A Fully Serverless Data Pipeline
Creating serverless, decoupled components for an end-to-end data pipeline.
Background
In 2025, I started tracking everything I ingest other than water in a Google doc. I'd already been tracking my weight in a Google spreadsheet and I've worn various different HR trackers for years as well. And now I've earned the Professional AWS DevOps Engineer certification and have a lot of technologies floating around in my head that I want to practice. So I am working on creating an entirely serverless data pipeline for extracting, transforming, ingesting, and viewing all of my health data at once.
The Architecture
I'm breaking this project down into four logical subdivisions:
1. Extraction: The first step is creating Lambda functions that will access their assigned data sources and provide a recent chunk of the data to an SQS queue
2. Transform: The second step is creating functions that will read from the queue and transform it into a format that can be ingested by the database
3. Ingest: This might meld into 2. in practice, if the transform functions can push data directly to Aurora without needing another queue, we'll go with that
4. Viewing: The final step is creating a serverless dashboard that will display the data in a way that is useful to me, there will be many options for this
Managing Infrastructure
I see this pattern as being applicable to a number of projects down the line, so I want to make sure each component is sufficiently decoupled and abstracted. Given that, I'm using the Cloud Development Kit (CDK) to create the pipeline as a reusable microservice stack (plain CloudFormation templates aren't abstracted enough for the amount of configuration I want).

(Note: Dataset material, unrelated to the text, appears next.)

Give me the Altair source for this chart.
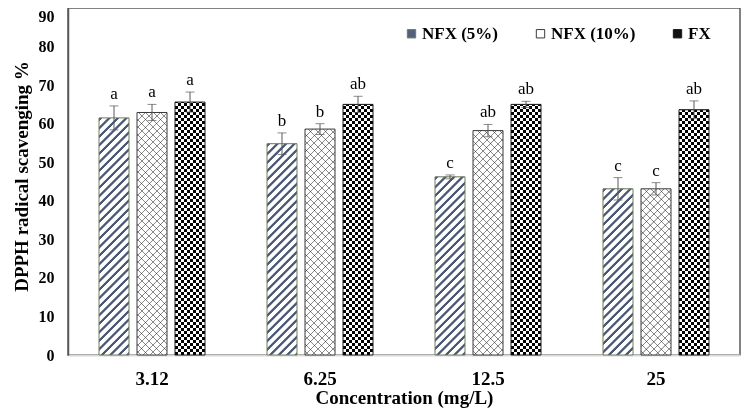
import altair as alt
import pandas as pd

# ---------------- data ----------------
concs = ["3.12", "6.25", "12.5", "25"]
series = ["NFX (5%)", "NFX (10%)", "FX"]
nfx5 = [61.5, 54.8, 46.2, 43.1]
nfx10 = [62.9, 58.6, 58.2, 43.1]
fx = [65.6, 65.0, 65.0, 63.6]
nfx5_err = [3.1, 2.8, 0.5, 2.9]
nfx10_err = [2.1, 1.4, 1.6, 1.6]
fx_err = [2.6, 2.1, 0.8, 2.3]
nfx5_lab = ["a", "b", "c", "c"]
nfx10_lab = ["a", "b", "ab", "c"]
fx_lab = ["a", "ab", "ab", "ab"]
y_ticks = [0, 10, 20, 30, 40, 50, 60, 70, 80, 90]

# ---------------- layout ----------------
PW, PH = 672, 347
YMAX = 90
BAND = PW / len(concs)
PI = 8 / 38
STEP = 38.0
PO = ((BAND / STEP) - 3 + PI) / 2
BW = STEP * (1 - PI)
FONT = "Liberation Serif"

rows = []
vals = [nfx5, nfx10, fx]
errs = [nfx5_err, nfx10_err, fx_err]
labs = [nfx5_lab, nfx10_lab, fx_lab]
idx = 0
for ci, c in enumerate(concs):
    for si, s in enumerate(series):
        v = vals[si][ci]
        e = errs[si][ci]
        rows.append(dict(idx=idx, conc=c, series=s, value=v, lo=v - e, hi=v + e,
                         label=labs[si][ci]))
        idx += 1
df = pd.DataFrame(rows)


def band_stops(L, period, on_len, on, off, soft=0.0, phase=0.0):
    stops = [{"offset": 0.0, "color": off}]
    k = 0
    while True:
        a = phase + k * period
        if a > L:
            break
        b = a + on_len
        for p, col in [(a, off), (a + soft, on), (b, on), (b + soft, off)]:
            o = min(max(p / L, 0.0), 1.0)
            if o < stops[-1]["offset"]:
                o = stops[-1]["offset"]
            stops.append({"offset": round(o, 5), "color": col})
        k += 1
    stops.append({"offset": 1.0, "color": off})
    return stops


def diag_grad(W, H, stops, up=True):
    s = (W + H) / (W * W + H * H)
    if up:  # "/" stripes
        return {"gradient": "linear", "x1": 0, "y1": 0, "x2": W * s, "y2": H * s, "stops": stops}
    return {"gradient": "linear", "x1": 0, "y1": 1, "x2": W * s, "y2": 1 - H * s, "stops": stops}


x_enc = alt.X("conc:N", sort=concs,
              scale=alt.Scale(domain=concs, paddingInner=0, paddingOuter=0),
              axis=alt.Axis(title="Concentration (mg/L)", labelAngle=0, labelFont=FONT,
                            labelFontSize=19, labelFontWeight="bold", labelColor="black",
                            labelPadding=14, ticks=False, tickSize=0,
                            domainColor="#d9d9d9", domainWidth=2,
                            titleFont=FONT, titleFontSize=19, titleFontWeight="bold",
                            titleColor="black", titlePadding=0))
xo_enc = alt.XOffset("series:N", sort=series,
                     scale=alt.Scale(domain=series, paddingInner=PI, paddingOuter=PO))
y_enc = alt.Y("value:Q", scale=alt.Scale(domain=[0, YMAX], nice=False),
              axis=alt.Axis(values=y_ticks, tickCount=10, title="DPPH radical scavenging %",
                            grid=False, ticks=False, tickSize=0, labelPadding=14,
                            labelOverlap=False, labelBound=False, labelFlush=False,
                            labelBaseline={"condition": {"test": "datum.value == 90", "value": "top"},
                                           "value": "middle"},
                            domainColor="#595959", domainWidth=1.5,
                            labelFont=FONT, labelFontSize=16, labelFontWeight="bold",
                            labelColor="black", titleFont=FONT, titleFontSize=19,
                            titleFontWeight="bold", titleColor="black", titlePadding=7,
                            titleY=168))

base = alt.Chart(df)

layers = []
# base bars carry the legend
layers.append(base.mark_bar().encode(
    x=x_enc, xOffset=xo_enc, y=y_enc,
    fill=alt.Fill("series:N", sort=series,
                  scale=alt.Scale(domain=series, range=["#55617a", "#ffffff", "#111111"]),
                  legend=alt.Legend(orient="none", legendX=335, legendY=17, direction="horizontal",
                                    title=None, symbolType="square", symbolSize=70,
                                    symbolStrokeColor="#555555", symbolStrokeWidth=1,
                                    labelFont=FONT, labelFontSize=17, labelFontWeight="bold",
                                    labelColor="black", labelOffset=2, columnPadding=33))))

for r in rows:
    H = r["value"] / YMAX * PH
    sub = base.transform_filter(alt.datum.idx == r["idx"])
    enc = dict(x=alt.X("conc:N", sort=concs), xOffset=alt.XOffset("series:N", sort=series),
               y=alt.Y("value:Q"))
    if r["series"] == "NFX (5%)":
        st = band_stops(BW + H, 8.5, 3.2, "#4b5876", "#ffffff", soft=0.9)
        layers.append(sub.mark_bar(fill=diag_grad(BW, H, st, True)).encode(**enc))
    elif r["series"] == "NFX (10%)":
        st = band_stops(BW + H, 7.5, 1.1, "#8a8a8a", "#ffffff", soft=0.35)
        layers.append(sub.mark_bar(fill=diag_grad(BW, H, st, True)).encode(**enc))
        st2 = band_stops(BW + H, 7.5, 1.1, "#8a8a8a", "#ffffff", soft=0.35, phase=3.0)
        layers.append(sub.mark_bar(fill=diag_grad(BW, H, st2, False), blend="multiply").encode(**enc))
    else:
        st = band_stops(H, 6.0, 3.0, "#ffffff", "#000000")
        layers.append(sub.mark_bar(fill={"gradient": "linear", "x1": 0, "y1": 1, "x2": 0, "y2": 0,
                                         "stops": st}).encode(**enc))
        st2 = band_stops(BW, 6.0, 3.0, "#ffffff", "#000000")
        layers.append(sub.mark_bar(fill={"gradient": "linear", "x1": 0, "y1": 0, "x2": 1, "y2": 0,
                                         "stops": st2}, blend="difference").encode(**enc))

# outlines
layers.append(base.mark_bar(fillOpacity=0, strokeWidth=1).encode(
    x=alt.X("conc:N", sort=concs), xOffset=alt.XOffset("series:N", sort=series), y=alt.Y("value:Q"),
    stroke=alt.Stroke("series:N", sort=series,
                      scale=alt.Scale(domain=series, range=["#6f7d58", "#3a3a3a", "#1a1a1a"]),
                      legend=None)))

# error bars
layers.append(base.mark_rule(color="#595959", strokeWidth=1).encode(
    x=alt.X("conc:N", sort=concs), xOffset=alt.XOffset("series:N", sort=series),
    y=alt.Y("lo:Q"), y2="hi:Q"))
for fld in ["hi", "lo"]:
    layers.append(base.mark_tick(color="#595959", thickness=1, size=9, orient="horizontal").encode(
        x=alt.X("conc:N", sort=concs), xOffset=alt.XOffset("series:N", sort=series),
        y=alt.Y(f"{fld}:Q")))

# significance letters
layers.append(base.mark_text(font=FONT, fontSize=17, baseline="alphabetic", dy=-7,
                             color="black").encode(
    x=alt.X("conc:N", sort=concs), xOffset=alt.XOffset("series:N", sort=series),
    y=alt.Y("hi:Q"), text="label:N"))

chart = alt.layer(*layers).properties(
    width=PW, height=PH,
    autosize=alt.AutoSizeParams(type="none"),
    padding={"left": 60, "top": 0, "right": 1, "bottom": 55},
    background="white",
).configure_view(stroke="#595959", strokeWidth=1.5).configure_axisY(labelOverlap=False)

chart.save("out.html", embed_options={"renderer": "svg", "actions": False})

Considerations and Potential Complications
1. How much data to extract: We either have to inform the extraction functions with the latest database entry or retrieve more than enough to fill in what's new.
2. Dead letter queue: To make sure we're not losing data that fails at transform we will want to implement a dead letter queue.
3. Data visualization: We have a lot of options for this. One is to use Redshift's ZeroETL integration with Aurora but that is almost definitely overpowered for the amount of data we're working with. A likely alternative is custom built serverless dashboards.